ACE Journal

Multi-Robot Task Allocation via Auction Protocols

Abstract

Deploying a fleet of heterogeneous robots on a shared task graph requires allocating work dynamically as tasks complete, robots fail, and priorities shift. Centralized schedulers are a single point of failure and do not scale gracefully beyond a few dozen robots. Auction-based protocols, where robots bid on tasks and a lightweight auctioneer awards them, have emerged as a practical middle ground between fully centralized and fully decentralized allocation, offering provable approximation bounds on makespan in restricted settings and strong empirical performance in warehouse and outdoor logistics environments.

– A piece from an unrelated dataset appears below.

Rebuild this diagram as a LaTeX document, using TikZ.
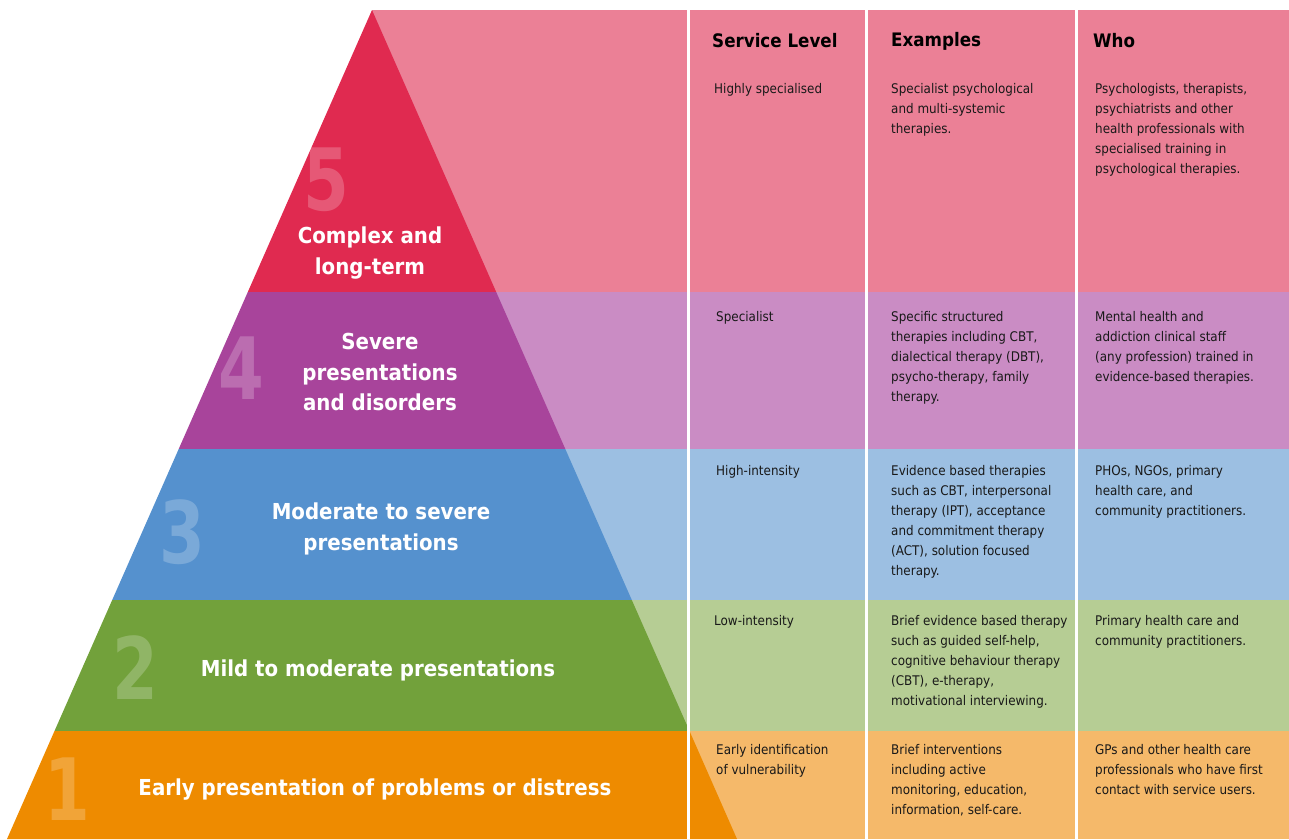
\documentclass[tikz,border=0pt]{standalone}
\usepackage{fontspec}
\setmainfont{DejaVu Sans Condensed}

\definecolor{fivedark}{HTML}{E02A50}
\definecolor{fivelight}{HTML}{EB8096}
\definecolor{fourdark}{HTML}{A8449B}
\definecolor{fourlight}{HTML}{CA8CC4}
\definecolor{threedark}{HTML}{5591CE}
\definecolor{threelight}{HTML}{9CBFE2}
\definecolor{twodark}{HTML}{72A13B}
\definecolor{twolight}{HTML}{B6CD94}
\definecolor{onedark}{HTML}{EE8B00}
\definecolor{onelight}{HTML}{F5B96A}

\begin{document}
\begin{tikzpicture}[
	x=1pt,y=-1pt,
	level/.style={
		text=white,
		align=center,
		inner sep=0pt,
		font=\bfseries\fontsize{22}{30.5}\selectfont,
	},
	bignum/.style={
		text=white,
		text opacity=0.22,
		inner sep=0pt,
		xscale=0.85,
		font=\bfseries\fontsize{86}{86}\selectfont,
	},
	head/.style={
		anchor=west,
		inner sep=0pt,
		font=\bfseries\fontsize{18.6}{20}\selectfont,
	},
	cell/.style={
		anchor=north west,
		align=left,
		inner sep=0pt,
		text=black!90,
		font=\fontsize{13.3}{20}\selectfont,
	},
	divider/.style={white,line width=3pt}
]

\useasboundingbox (0,0) rectangle (1289,839);

% Table rows
\fill[fivelight]  (372,10)  rectangle (1289,292);
\fill[fourlight]  (372,292) rectangle (1289,449);
\fill[threelight] (372,449) rectangle (1289,600);
\fill[twolight]   (372,600) rectangle (1289,731);
\fill[onelight]   (372,731) rectangle (1289,839);

% Pyramid bands
\fill[fivedark]  (372,10) -- (496.2,292) -- (247.8,292) -- cycle;
\fill[fourdark]  (247.8,292) -- (496.2,292) -- (565.3,449) -- (178.7,449) -- cycle;
\fill[threedark] (178.7,449) -- (565.3,449) -- (631.8,600) -- (112.2,600) -- cycle;
\fill[twodark]   (112.2,600) -- (631.8,600) -- (689.5,731) -- (54.5,731) -- cycle;
\fill[onedark]   (54.5,731) -- (689.5,731) -- (737,839) -- (7,839) -- cycle;

% Column dividers
\draw[divider] (688,10) -- (688,839);
\draw[divider] (866,10) -- (866,839);
\draw[divider] (1076,10) -- (1076,839);

% Level numbers
\node[bignum] (num5) at (326,180) {5};
\node[bignum] (num4) at (241,368) {4};
\node[bignum] (num3) at (182,532) {3};
\node[bignum] (num2) at (135,668) {2};
\node[bignum] (num1) at (67,789) {1};

% Level labels
\node[level] (lvl5) at (370,253) {Complex and\\long-term};
\node[level] (lvl4) at (380,372) {Severe\\presentations\\and disorders};
\node[level] (lvl3) at (381,529) {Moderate to severe\\presentations};
\node[level] (lvl2) at (378,670) {Mild to moderate presentations};
\node[level] (lvl1) at (375,789) {Early presentation of problems or distress};

% Headings
\node[head] (hdlevel) at (712,41) {Service Level};
\node[head] (hdex) at (891,41) {Examples};
\node[head] (hdwho) at (1093,41) {Who};

% Row 5
\node[cell] (sl5) at (714,83) {Highly specialised};
\node[cell] (ex5) at (891,83) {Specialist psychological\\and multi-systemic\\therapies.};
\node[cell] (who5) at (1095,83) {Psychologists, therapists,\\psychiatrists and other\\health professionals with\\specialised training in\\psychological therapies.};

% Row 4
\node[cell] (sl4) at (716,311) {Specialist};
\node[cell] (ex4) at (891,311) {Specific structured\\therapies including CBT,\\dialectical therapy (DBT),\\psycho-therapy, family\\therapy.};
\node[cell] (who4) at (1095,311) {Mental health and\\addiction clinical staff\\(any profession) trained in\\evidence-based therapies.};

% Row 3
\node[cell] (sl3) at (716,465) {High-intensity};
\node[cell] (ex3) at (891,465) {Evidence based therapies\\such as CBT, interpersonal\\therapy (IPT), acceptance\\and commitment therapy\\(ACT), solution focused\\therapy.};
\node[cell] (who3) at (1095,465) {PHOs, NGOs, primary\\health care, and\\community practitioners.};

% Row 2
\node[cell] (sl2) at (714,615) {Low-intensity};
\node[cell] (ex2) at (891,615) {Brief evidence based therapy\\such as guided self-help,\\cognitive behaviour therapy\\(CBT), e-therapy,\\motivational interviewing.};
\node[cell] (who2) at (1095,615) {Primary health care and\\community practitioners.};

% Row 1
\node[cell] (sl1) at (716,744) {Early identification\\of vulnerability};
\node[cell] (ex1) at (891,744) {Brief interventions\\including active\\monitoring, education,\\information, self-care.};
\node[cell] (who1) at (1095,744) {GPs and other health care\\professionals who have first\\contact with service users.};

\end{tikzpicture}
\end{document}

Combinatorial vs. Sequential Auctions

Single-item sequential auctions are simple to implement and converge quickly, but they allocate tasks one at a time without accounting for synergies between co-located tasks. A robot that wins a task near the dock should also bid more aggressively on nearby tasks. Combinatorial auctions let robots bid on bundles, capturing those synergies, but the winner-determination problem is NP-hard in general. In practice, bundle auctions with a restricted bid language, limiting bids to contiguous route segments or time-windowed clusters, make winner determination tractable while recovering most of the efficiency gain. Amazon Robotics and 6 River Systems (acquired by Shopify) both run variants of this approach in production fulfillment centers.

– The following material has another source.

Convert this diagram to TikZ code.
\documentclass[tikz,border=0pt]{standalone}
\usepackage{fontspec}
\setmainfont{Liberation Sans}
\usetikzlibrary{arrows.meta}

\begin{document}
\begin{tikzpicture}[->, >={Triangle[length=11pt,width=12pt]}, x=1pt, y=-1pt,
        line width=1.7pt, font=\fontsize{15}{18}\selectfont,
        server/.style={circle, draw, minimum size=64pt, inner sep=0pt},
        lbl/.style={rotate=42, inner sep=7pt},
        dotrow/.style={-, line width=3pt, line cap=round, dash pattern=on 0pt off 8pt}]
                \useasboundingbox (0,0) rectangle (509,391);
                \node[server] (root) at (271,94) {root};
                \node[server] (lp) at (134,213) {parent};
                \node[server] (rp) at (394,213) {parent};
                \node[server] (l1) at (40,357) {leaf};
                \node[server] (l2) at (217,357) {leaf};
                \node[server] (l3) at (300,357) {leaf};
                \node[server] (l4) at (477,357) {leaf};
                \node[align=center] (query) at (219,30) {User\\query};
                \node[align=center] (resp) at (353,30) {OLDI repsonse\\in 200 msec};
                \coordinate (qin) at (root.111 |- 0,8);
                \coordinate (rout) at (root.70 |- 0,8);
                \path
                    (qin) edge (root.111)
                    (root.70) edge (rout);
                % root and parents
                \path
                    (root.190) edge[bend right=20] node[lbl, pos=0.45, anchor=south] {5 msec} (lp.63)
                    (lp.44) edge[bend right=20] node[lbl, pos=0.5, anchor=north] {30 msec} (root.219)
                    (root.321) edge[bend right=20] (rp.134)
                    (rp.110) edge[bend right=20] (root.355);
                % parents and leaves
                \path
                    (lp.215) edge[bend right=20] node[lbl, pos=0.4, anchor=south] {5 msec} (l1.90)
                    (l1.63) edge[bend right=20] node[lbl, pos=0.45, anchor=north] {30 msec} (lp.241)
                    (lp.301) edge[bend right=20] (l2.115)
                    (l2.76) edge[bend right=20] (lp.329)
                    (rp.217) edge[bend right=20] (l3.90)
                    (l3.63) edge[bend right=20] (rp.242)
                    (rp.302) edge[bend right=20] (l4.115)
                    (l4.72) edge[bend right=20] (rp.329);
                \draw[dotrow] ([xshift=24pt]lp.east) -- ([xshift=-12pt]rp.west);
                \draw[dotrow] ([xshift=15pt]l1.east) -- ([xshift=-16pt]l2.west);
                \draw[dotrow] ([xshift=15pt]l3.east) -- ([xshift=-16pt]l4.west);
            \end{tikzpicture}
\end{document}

Bid Computation and Robot Heterogeneity

Bid computation is where robot capabilities enter the allocation. A robot bids the negative of its cost-to-go for a task given its current state: battery level, current position, current payload, and kinematic constraints. Heterogeneous fleets complicate this because bid costs are not directly comparable across robot types without a shared cost normalization. Research teams at MIT CSAIL and at KU Leuven’s robotics group have published normalization schemes based on opportunity cost, where a robot’s bid is expressed as the incremental cost above what it could earn on its best unallocated task. This produces bids that are comparable across types and avoids systematic bias toward faster or lighter robots in mixed fleets.

Fault Tolerance and Dynamic Reallocation

Auction protocols handle robot failure cleanly: when a robot drops out, its assigned tasks are re-auctioned with a priority boost proportional to deadline urgency. The re-auction overhead depends on how many tasks the failed robot held; designs that cap per-robot task holding depth (a soft cap, enforced by auction timing rather than hard limits) distribute this failure cost across more robots and reduce reallocation spikes. DARPA’s OFFSET program, which ran multi-robot urban operations exercises, produced several public datasets from auction-based allocation under simulated failures that have become standard benchmarks for protocol evaluation.

Open Challenges

Communication-constrained environments, where robots operate in tunnels, warehouses with RF dead zones, or GPS-denied outdoor sites, break assumptions about timely bid collection. Asynchronous auction variants that tolerate delayed or missing bids at the cost of slightly suboptimal allocation are an active research area, with work from the MIT Multi-Robot Systems Lab and from the German Aerospace Center (DLR) showing promise in simulation but limited field validation so far.